Walaupun mereka berseragam, sejatinya para oknum TNI AU Lanud Suwondo bukanlah prajurit, karena perilaku dan tindakan yang mereka tunjukkan sama sekali tidak mencerminkan jati diri mereka sebagai prajurit TNI seperti tercantum dalam UU No 34 Tahun 2004. Sebaliknya, mereka justru membuka boroknya sebagai preman berseragam. Preman yang bertindak atas naluri menang-menangan tanpa nurani dan aturan.
Jika merasa sebagai prajurit, jati diri sebagai tentara rakyat, tentara pejuang, tentara nasional, dan tentara profesional sudah merasuk dalam sanubari mereka. Tapi faktanya, mereka yang sejatinya tentara rakyat dan berasal dari rakyat justru melukai rakyat sendiri. Mereka seolah berkuasa atas rakyat sehingga bebas bertindak semena-mena.
Jika sebagai prajurit, mereka semestinya menunjukkan jati dirinya sebagai tentara profesional yang menghormati supremasi hukum. Mereka sudah sewajibnya menghargai proses hukum atas tanah sengketa yang sudah berlangsung dan dimenangkan masyarakat di tingkat Mahkamah Agung pada 1995, bukan main serobot dan patok.

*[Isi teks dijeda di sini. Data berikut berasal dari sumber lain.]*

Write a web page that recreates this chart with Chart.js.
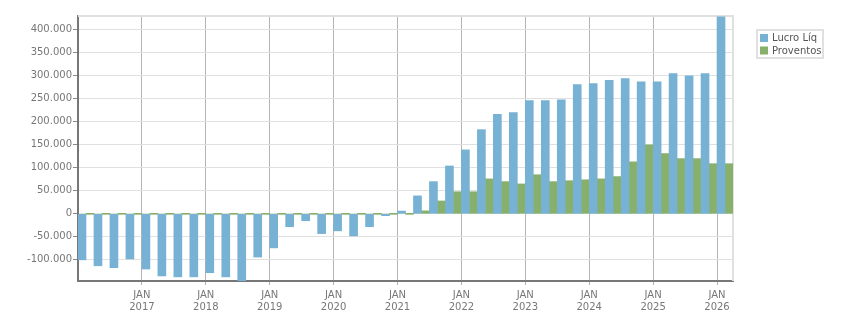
<!DOCTYPE html>
<html>
<head>
<meta charset="utf-8">
<script src="https://cdn.jsdelivr.net/npm/chart.js@4/dist/chart.umd.min.js"></script>
<style>
  html, body { margin: 0; padding: 0; background: #fff; }
  #wrap { width: 851px; height: 313px; position: relative; }
</style>
</head>
<body>
<div id="wrap"><canvas id="lucro-chart"></canvas></div>
<script>
const lucroCanvas = document.getElementById("lucro-chart")

// quarters, 2016 Q1 .. 2026 Q1
const quarters = [
  "2016-01", "2016-04", "2016-07", "2016-10",
  "2017-01", "2017-04", "2017-07", "2017-10",
  "2018-01", "2018-04", "2018-07", "2018-10",
  "2019-01", "2019-04", "2019-07", "2019-10",
  "2020-01", "2020-04", "2020-07", "2020-10",
  "2021-01", "2021-04", "2021-07", "2021-10",
  "2022-01", "2022-04", "2022-07", "2022-10",
  "2023-01", "2023-04", "2023-07", "2023-10",
  "2024-01", "2024-04", "2024-07", "2024-10",
  "2025-01", "2025-04", "2025-07", "2025-10",
  "2026-01",
]

const lucroLiq = [
  -100000, -113000, -117000, -98000,
  -120000, -135000, -137000, -137000,
  -128000, -137000, -146000, -94000,
  -74000, -28000, -15000, -43000,
  -37000, -48000, -28000, -4000,
  6000, 39000, 70000, 104000,
  139000, 183000, 216000, 220000,
  246000, 246000, 248000, 281000,
  283000, 290000, 294000, 287000,
  287000, 305000, 300000, 305000,
  428000,
]

const proventos = [
  0, 0, 0, 0,
  0, 0, 0, 0,
  0, 0, 0, 0,
  0, 0, 0, 0,
  0, 0, 0, 0,
  0, 6500, 28000, 48000,
  48000, 76000, 70000, 65000,
  85000, 70000, 72000, 74000,
  76000, 81000, 113000, 150000,
  131000, 120000, 120000, 109000,
  109000,
]

const yTicks = [-100000, -50000, 0, 50000, 100000, 150000, 200000, 250000, 300000, 350000, 400000]

const tickFont = { family: "DejaVu Sans", size: 10 }

function isYearStart(i) {
  return i > 0 && i < quarters.length && quarters[i].endsWith("-01")
}

function formatNumber(v) {
  const s = String(Math.abs(v)).replace(/\B(?=(\d{3})+(?!\d))/g, ".")
  return v < 0 ? "-" + s : s
}

// top + right frame of the plot
const plotFrame = {
  id: "plotFrame",
  beforeDatasetsDraw(chart) {
    const { ctx, chartArea } = chart
    ctx.save()
    ctx.strokeStyle = "#e0e0e0"
    ctx.lineWidth = 2
    ctx.beginPath()
    ctx.moveTo(chartArea.left, chartArea.top)
    ctx.lineTo(chartArea.right, chartArea.top)
    ctx.lineTo(chartArea.right, chartArea.bottom)
    ctx.stroke()
    ctx.restore()
  },
}

// boxed legend on the right
const boxLegend = {
  id: "boxLegend",
  afterDraw(chart) {
    const ctx = chart.ctx
    const x = 757
    const y = 30
    ctx.save()
    ctx.strokeStyle = "#e0e0e0"
    ctx.lineWidth = 2
    ctx.strokeRect(x, y, 66, 28)
    ctx.font = '10px "DejaVu Sans"'
    ctx.textBaseline = "middle"
    chart.data.datasets.forEach((ds, i) => {
      ctx.fillStyle = ds.backgroundColor
      ctx.fillRect(x + 3, y + 4 + i * 12.5, 8, 8)
      ctx.fillStyle = "#555"
      ctx.fillText(ds.label, x + 15, y + 8.5 + i * 12.5)
    })
    ctx.restore()
  },
}

const lucroData = {
  labels: quarters,
  datasets: [
    {
      label: "Lucro Líq",
      data: lucroLiq,
      backgroundColor: "#77b1d3",
      categoryPercentage: 1,
      barPercentage: 1,
    },
    {
      label: "Proventos",
      data: proventos,
      backgroundColor: "#88b06a",
      categoryPercentage: 1,
      barPercentage: 1,
      minBarLength: 1,
    },
  ],
}

const lucroOptions = {
  responsive: true,
  maintainAspectRatio: false,
  animation: false,
  events: [],
  layout: {
    padding: { top: 16, right: 118, left: 0, bottom: 0 },
  },
  scales: {
    x: {
      offset: true,
      grid: {
        offset: true,
        color: (ctx) => (isYearStart(ctx.index) ? "#b4b4b4" : "rgba(0,0,0,0)"),
        tickLength: 4,
      },
      border: { color: "#777", width: 2 },
      ticks: {
        autoSkip: false,
        maxRotation: 0,
        minRotation: 0,
        labelOffset: -8,
        padding: 4,
        color: "#777",
        font: tickFont,
        callback: (v, i) => (isYearStart(i) ? ["JAN", quarters[i].slice(0, 4)] : ""),
      },
      afterFit: (s) => {
        s.height = 32
      },
    },
    y: {
      min: -146000,
      max: 430000,
      afterBuildTicks: (s) => {
        s.ticks = yTicks.map((v) => ({ value: v }))
      },
      grid: {
        color: "#e0e0e0",
        tickColor: "#888",
        tickLength: 5,
      },
      border: { color: "#777", width: 2 },
      ticks: {
        padding: 1,
        color: "#777",
        font: tickFont,
        callback: (v) => formatNumber(v),
      },
      afterFit: (s) => {
        s.width = 78
      },
    },
  },
  plugins: {
    legend: { display: false },
    tooltip: { enabled: false },
  },
}

let lucroChart = new Chart(lucroCanvas, {
  type: "bar",
  data: lucroData,
  options: lucroOptions,
  plugins: [plotFrame, boxLegend],
})
</script>
</body>
</html>
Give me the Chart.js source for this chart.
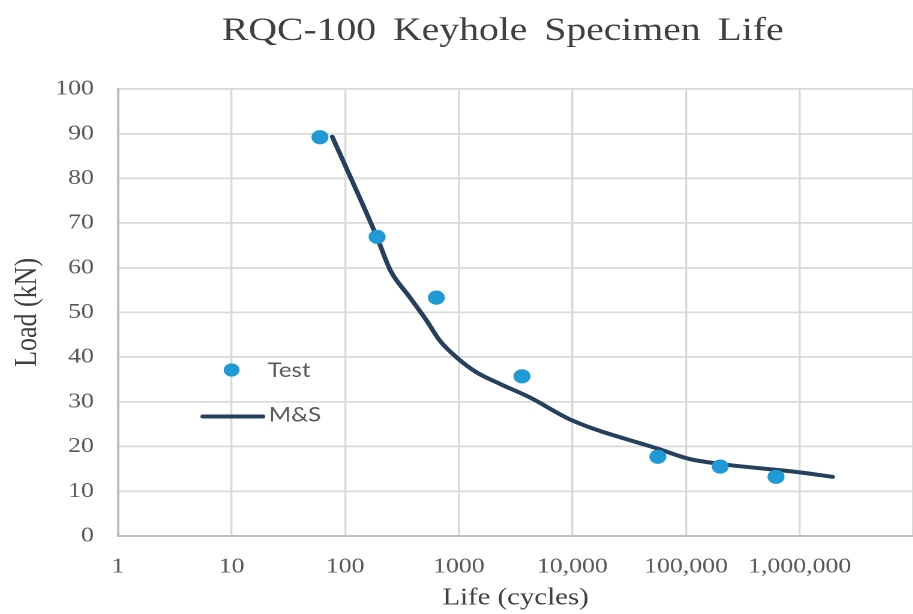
<!DOCTYPE html>
<html>
<head>
<meta charset="utf-8">
<script src="https://cdn.jsdelivr.net/npm/chart.js@4.4.1/dist/chart.umd.min.js"></script>
<style>
  html, body { margin: 0; padding: 0; background: #fff; overflow: hidden; }
  /* the source picture is stretched sideways, so draw narrower and stretch */
  #wrap { width: 761px; height: 614px; transform: scaleX(1.2); transform-origin: 0 0; }
</style>
</head>
<body>
<div id="wrap"><canvas id="myChart"></canvas></div>
<script>
  var chartTitle = "RQC-100 Keyhole Specimen Life";

  var testLife = [60, 191, 635, 3600, 56500, 200000, 620000];
  var testLoad = [89.2, 66.9, 53.3, 35.7, 17.7, 15.5, 13.2];

  var msLife = [77, 190, 250, 370, 520, 680, 950, 1430, 2300, 4200, 10000, 58000, 107000, 185000, 1000000, 1950000];
  var msLoad = [89.3, 66.9, 59.4, 53.4, 48.2, 43.7, 40.0, 36.6, 34.0, 31.0, 25.8, 19.4, 17.2, 16.2, 14.2, 13.2];

  var xTickValues = [1, 10, 100, 1000, 10000, 100000, 1000000, 10000000];
  var xTickLabels = ["1", "10", "100", "1000", "10,000", "100,000", "1,000,000", ""];

  var testColor = "#1f9ad6";
  var msColor = "#263f5d";

  function toPoints(xs, ys) {
    return xs.map(function (x, i) { return { x: x, y: ys[i] }; });
  }

  var titlePlugin = {
    id: "titleText",
    afterDraw: function (chart) {
      var ctx = chart.ctx;
      ctx.save();
      ctx.font = "33px 'Liberation Serif'";
      ctx.fillStyle = "#404040";
      ctx.textAlign = "center";
      ctx.textBaseline = "alphabetic";
      if ("wordSpacing" in ctx) ctx.wordSpacing = "6px";
      ctx.fillText(chartTitle, 419, 40);
      ctx.restore();
    }
  };

  // legend sits inside the plot, left side
  var legendPlugin = {
    id: "innerLegend",
    afterDraw: function (chart) {
      var ctx = chart.ctx;
      var ds = chart.data.datasets;
      ctx.save();
      ctx.font = "20px Lato";
      ctx.textAlign = "left";
      ctx.textBaseline = "alphabetic";

      ctx.beginPath();
      ctx.arc(193, 370, 6.6, 0, Math.PI * 2);
      ctx.fillStyle = ds[0].backgroundColor;
      ctx.fill();
      ctx.fillStyle = "#595959";
      ctx.fillText(ds[0].label, 223, 377);

      ctx.beginPath();
      ctx.moveTo(169, 416.5);
      ctx.lineTo(219, 416.5);
      ctx.strokeStyle = ds[1].borderColor;
      ctx.lineWidth = 4;
      ctx.lineCap = "round";
      ctx.stroke();
      ctx.fillText(ds[1].label, 224, 421.5);
      ctx.restore();
    }
  };

  var ctx = document.getElementById("myChart").getContext("2d");

  new Chart(ctx, {
    type: "scatter",
    data: {
      datasets: [{
        label: "Test",
        data: toPoints(testLife, testLoad),
        backgroundColor: testColor,
        borderColor: testColor,
        pointRadius: 6.6,
        pointHoverRadius: 6.6,
        showLine: false,
        order: 0
      }, {
        label: "M&S",
        data: toPoints(msLife, msLoad),
        borderColor: msColor,
        backgroundColor: msColor,
        borderWidth: 4,
        pointRadius: 0,
        showLine: true,
        cubicInterpolationMode: "monotone",
        borderCapStyle: "round",
        order: 1
      }]
    },
    options: {
      responsive: true,
      maintainAspectRatio: false,
      animation: false,
      devicePixelRatio: 2,
      layout: { autoPadding: false, padding: { top: 89, left: 0, right: 0, bottom: 0 } },
      plugins: {
        legend: { display: false },
        tooltip: { enabled: false }
      },
      scales: {
        x: {
          type: "logarithmic",
          min: 1,
          max: 10000000,
          afterBuildTicks: function (scale) {
            scale.ticks = xTickValues.map(function (v) { return { value: v }; });
          },
          afterFit: function (scale) {
            scale.height = 78.2;
            scale.paddingLeft = 0;
            scale.paddingRight = 0;
          },
          grid: { color: "#d9d9d9", lineWidth: 1.7, drawTicks: false },
          border: { color: "#bfbfbf", width: 2 },
          ticks: {
            autoSkip: false,
            maxRotation: 0,
            padding: 18,
            color: "#595959",
            font: { family: "'Liberation Serif'", size: 21.5 },
            callback: function (value) {
              var i = xTickValues.indexOf(value);
              return i >= 0 ? xTickLabels[i] : "";
            }
          },
          title: {
            display: true,
            text: "Life (cycles)",
            color: "#404040",
            font: { family: "'Liberation Serif'", size: 24 },
            padding: { top: 4, bottom: 1.6 }
          }
        },
        y: {
          min: 0,
          max: 100,
          afterFit: function (scale) {
            scale.width = 98.3;
          },
          grid: { color: "#d9d9d9", lineWidth: 1.7, drawTicks: false },
          border: { color: "#bfbfbf", width: 2 },
          ticks: {
            stepSize: 10,
            padding: 20,
            color: "#595959",
            font: { family: "'Liberation Serif'", size: 21.5 }
          },
          title: {
            display: true,
            text: "Load (kN)",
            color: "#404040",
            font: { family: "'Liberation Serif'", size: 26 },
            padding: { top: 7.5, bottom: 8 }
          }
        }
      }
    },
    plugins: [titlePlugin, legendPlugin]
  });
</script>
</body>
</html>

Sudah sewajarnya jika masyarakat bereaksi dengan melakukan perlawanan karena tanah adalah hidup dan mati mereka.
Jika prajurit, mereka semestinya memahami dan menghargai tugas jurnalistik para wartawan yang telah dilindungi hukum, dalam hal ini UU No 40 Tahun 1999 tentang Pers. Sebaliknya, para oknum prajurit tidak hanya menghambat tugas jurnalistik, tapi juga melukai para wartawan secara fisik dan mengancam membunuh. Bahkan, kekerasan terhadap wartawan beberapa tahun sebelumnya sudah pernah dilakukan oknum prajurit di kesatuan yang sama.
Anarkisme dan kekerasan oleh oknum prajurit TNI tentu harus dihentikan. Hal ini salah satunya bisa dilakukan dengan memberikan efek jera kepada oknum yang melakukan anarkisme dan kekerasan. Komandan Lanud Suwondo, Kolonel Arifien, juga harus bertanggung jawab karena mengendalikan anak buahnya. Kalangan pers meminta Panglima TNI Gatot Nurmantyo mencopotnya.
Panglima TNI juga perlu kembali membina prajurit TNI secara keseluruhan, karena faktanya jati diri TNI belum sepenuhnya mendarah daging dalam jiwa setiap prajurit TNI. Jika demikian adanya, mereka sangat rentan tersulut untuk melakukan perbuatan tindakan yang sama saat menghadapi kasus sengketa dengan masyarakat maupun berhadapan dengan media.
Di sisi lain, TNI AU juga Kementerian Pertahanan, semestinya berbesar hati karena tanah yang disengketakan sudah dimenangkan masyarakat berdasarkan Keputusan MA No: 229 K/Pdt/1991 pada tanggal 28 Mei 1995. Dengan demikian, masyarakatlah pemilih sah lahan seluas 260 hektare, yang merupakan bagian dari tanah seluas 591,3 ha yang diklaim milik Departemen Pertahanan TNI AU Lanud Medan.
Jika Kementerian Pertahanan atau TNI AU, terutama Lanud Suwondo, menghendaki tanah tersebut untuk kepentingan pertahanan, sebaiknya diselesaikan dengan kekeluargaan dan membayar ganti rugi sewajarnya. Sebaliknya, bukan dengan main serobot dan main patok.